Featured in the photo is:
On the left an article from Psychology magazine about the health benefits of the microbes in soil (they reduce inflammation in the lining of the brain which studies are showing this prevents anxiety and depression disorder).
On the right is a stapled packet of pages copied out of a library book (the best ideas from the book of basically how to recycle stuff for your garden).
Make sure you copy the cover of any book, too, so you can take that book out again some time if you'd like to read it again.

These are just a couple examples of what can be kept in here.  It's a bulk pages version of the sticky pages binder from #1.  Not useful as often, but a great reference, and so much better than having a bunch of loose paper.

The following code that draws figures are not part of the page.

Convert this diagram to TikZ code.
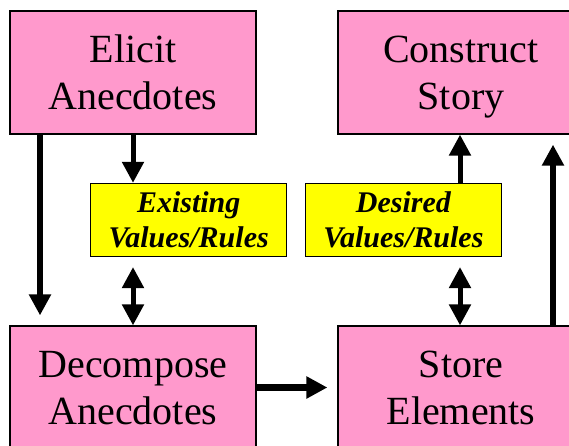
\documentclass[tikz,border=0pt]{standalone}
\usepackage{fontspec}
\setmainfont{Liberation Serif}
\usetikzlibrary{arrows.meta}
\definecolor{boxpink}{HTML}{FF99CC}
\definecolor{boxyellow}{HTML}{FFFF00}
\begin{document}
\begin{tikzpicture}[x=1pt,y=1pt,
  task/.style={draw=black,line width=1.2pt,fill=boxpink,minimum width=246pt,minimum height=123pt,
    inner sep=0pt,align=center,text depth=0pt,font=\fontsize{40}{47}\selectfont},
  rule/.style={draw=black,line width=1pt,fill=boxyellow,minimum width=196pt,minimum height=72.7pt,
    inner sep=0pt,align=center,font=\fontsize{30}{35}\selectfont\bfseries\itshape},
  bigarrow/.style={line width=6.7pt,-{Triangle[width=21pt,length=21pt]}},
  smallarrow/.style={line width=5pt,-{Triangle[width=21pt,length=21pt]}},
  twoway/.style={line width=5pt,{Triangle[width=21pt,length=21pt]}-{Triangle[width=21pt,length=21pt]}}]
\useasboundingbox (0,0) rectangle (569,445);
\clip (0,0) rectangle (569,445);
\fill[white] (0,0) rectangle (569,445);

% process boxes
\node[task] (elicit) at (133,372.5) {Elicit\\Anecdotes};
\node[task] (construct) at (461,372.5) {Construct\\Story};
\node[task] (decompose) at (133,57.5) {Decompose\\Anecdotes};
\node[task] (store) at (461,57.5) {Store\\Elements};

% value/rule boxes
\node[rule] (existing) at (188.7,225.3) {Existing\\Values/Rules};
\node[rule,minimum width=195.3pt] (desired) at (403.4,225.3) {Desired\\Values/Rules};

% connectors
\draw[bigarrow,shorten >=10pt] ([xshift=-93pt]elicit.south) -- ([xshift=-93pt]decompose.north);
\draw[smallarrow] (elicit.south) -- (elicit.south |- existing.north);
\draw[twoway,shorten <=10.5pt] (decompose.north |- existing.south) -- (decompose.north);
\draw[bigarrow,shorten >=10pt] (decompose.east) -- (store.west);
\draw[twoway,shorten <=10.5pt] ([xshift=-1pt]store.north |- desired.south) -- ([xshift=-1pt]store.north);
\draw[smallarrow] ([xshift=-1pt]construct.south |- desired.north) -- ([xshift=-1pt]construct.south);
\draw[line width=5.5pt,-{Triangle[width=21pt,length=21pt]},shorten >=10pt] ([xshift=92pt]store.north) -- ([xshift=92pt]construct.south);
\end{tikzpicture}
\end{document}
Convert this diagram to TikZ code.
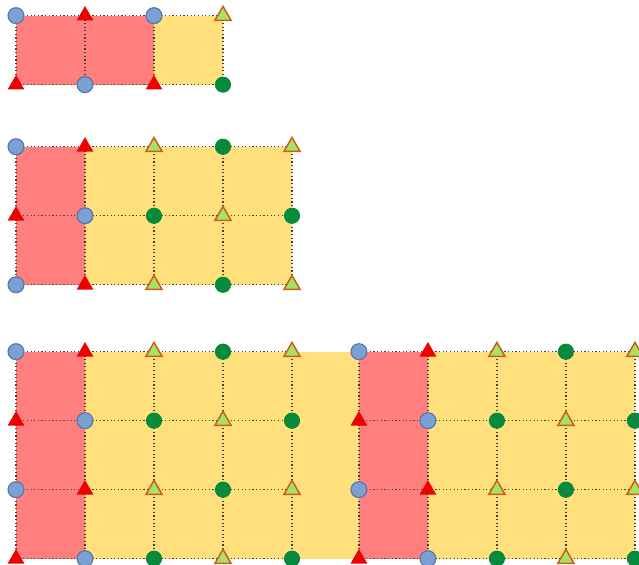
\documentclass[tikz,border=0pt]{standalone}
\usepackage{tikz}
\usetikzlibrary{shapes.geometric,backgrounds}
\definecolor{rougecase}{RGB}{255,126,126}
\definecolor{jaunecase}{RGB}{255,224,125}
\definecolor{bleurond}{RGB}{122,160,212}
\definecolor{bleubord}{RGB}{88,120,170}
\definecolor{rougetri}{RGB}{236,0,0}
\definecolor{vertrond}{RGB}{8,138,60}
\definecolor{verttri}{RGB}{166,226,104}
\definecolor{orangebord}{RGB}{204,92,24}
\definecolor{grisligne}{RGB}{70,62,40}

\def\lignepaire{bleu,rtri,vtri,vert,vtri}
\def\ligneimpaire{rtri,bleu,vert,vtri,vert}

\begin{document}
\begin{tikzpicture}[
  bleu/.style={circle,fill=bleurond,draw=bleubord,line width=0.5pt,minimum size=2.3mm,inner sep=0pt},
  vert/.style={circle,fill=vertrond,draw=vertrond,minimum size=2.2mm,inner sep=0pt},
  rtri/.style={regular polygon,regular polygon sides=3,fill=rougetri,minimum size=2.8mm,inner sep=0pt},
  vtri/.style={regular polygon,regular polygon sides=3,fill=verttri,draw=orangebord,line width=0.6pt,minimum size=2.7mm,inner sep=0pt},
  grille/.style={draw=grisligne,densely dotted,line width=0.5pt}]
\useasboundingbox (-0.232,-0.101) rectangle (9.029,8.087);
\foreach \s [count=\c from 0] in {bleu,rtri,bleu,vtri} \node[\s] (a-0-\c) at (\c,7.86) {};
\foreach \s [count=\c from 0] in {rtri,bleu,rtri,vert} \node[\s] (a-1-\c) at (\c,6.86) {};
\foreach \g/\gx/\gy/\n in {b/0/5.96/2, c/0/2.99/3, d/4.97/2.99/3}
  \foreach \r in {0,...,\n} {
    \ifodd\r\relax \let\ligne\ligneimpaire \else \let\ligne\lignepaire \fi
    \foreach \s [count=\c from 0] in \ligne
      \node[\s] (\g-\r-\c) at ({\gx+\c},{\gy-\r}) {};
  }
\begin{scope}[on background layer]
\fill[rougecase] (a-0-0.center) rectangle (a-1-2.center);
\fill[jaunecase] (a-0-2.center) rectangle (a-1-3.center);
\fill[rougecase] (b-0-0.center) rectangle (b-2-1.center);
\fill[jaunecase] (b-0-1.center) rectangle (b-2-4.center);
\fill[rougecase] (c-0-0.center) rectangle (c-3-1.center);
\fill[jaunecase] (c-0-1.center) rectangle (d-3-0.center);
\fill[rougecase] (d-0-0.center) rectangle (d-3-1.center);
\fill[jaunecase] (d-0-1.center) rectangle (d-3-4.center);
\foreach \g/\n/\m in {a/1/3, b/2/4, c/3/4, d/3/4} {
  \foreach \r in {0,...,\n}
    \draw[grille] (\g-\r-0.center) \foreach \c in {1,...,\m} { -- (\g-\r-\c.center) };
  \foreach \c in {0,...,\m}
    \draw[grille] (\g-0-\c.center) \foreach \r in {1,...,\n} { -- (\g-\r-\c.center) };
}
\end{scope}
\end{tikzpicture}
\end{document}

And the fourth - last and probably also the least.  Go ahead and get the month-by-month edition for you state, amend it with a heavy book mark for the vegetable section - which makes it easy to flip to the current month any time you need to pull it off the shelf.  Highlight it to oblivion and scribble in notes until you can barely see the page behind your penciled marks!  Not everything in this book is correct for your micro-climate, so write in what was correct.  Some things, like chemical fertilizer suggestions, only apply to other gardeners, not you or me.  Sometimes you need a phone number the same time every year.  Put it in the margin.  Some things are good to have as handy information, so highlight those.  Very useful.  Enjoy!